Throughout much of his adult life, Peckinpah was affected by alcoholism, and, later, drug addiction. According to some accounts, he also suffered from mental illness, possibly manic depression or paranoia. It is believed his drinking problems began during his service in the military while stationed in China, when he would frequent the saloons of Tientsin and Peking. After divorcing Selland, the mother of his first four children, in 1960, he married the Mexican actress BegoƱa Palacios in 1965. A stormy relationship developed, and over the years they married on three separate occasions. They had one daughter together. His personality reportedly often swung between a sweet, soft-spoken, artistic disposition, and bouts of rage and violence during which he verbally and physically abused himself and others. An experienced hunter, Peckinpah was fascinated with firearms and was known to shoot the mirrors in his house while abusing alcohol, an image which occurs several times in his films. Peckinpah's reputation as a hard-living brute with a taste for violence, inspired by the content in his most popular films and in many ways perpetuated by himself, affected his artistic legacy. His friends and family have claimed this does a disservice to a man who was actually more complex than generally credited. Throughout his career, Peckinpah seems to have inspired extraordinary loyalty in certain friends and employees. He used the same actors (Warren Oates, L. Q. Jones, R. G. Armstrong, James Coburn, Ben Johnson, and Kris Kristofferson), and collaborators (Jerry Fielding, Lucien Ballard, Gordon Dawson, and Martin Baum) in many of his films, and several of his friends and assistants stuck by him to the end of his life.

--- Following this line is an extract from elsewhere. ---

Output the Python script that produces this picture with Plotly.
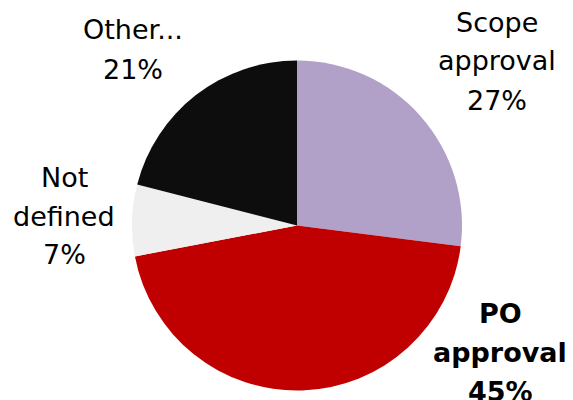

Peckinpah spent a great deal of his life in Mexico after his marriage to Palacios, eventually buying property in the country. He was reportedly fascinated by the Mexican lifestyle and culture, and he often portrayed it with an unusual sentimentality and romanticism in his films. Four of his films, Major Dundee (1965), The Wild Bunch (1969), Pat Garrett & Billy the Kid (1973) and Bring Me the Head of Alfredo Garcia (1974), were filmed entirely on location within Mexico, while The Getaway (1972) concludes with a couple escaping to freedom there.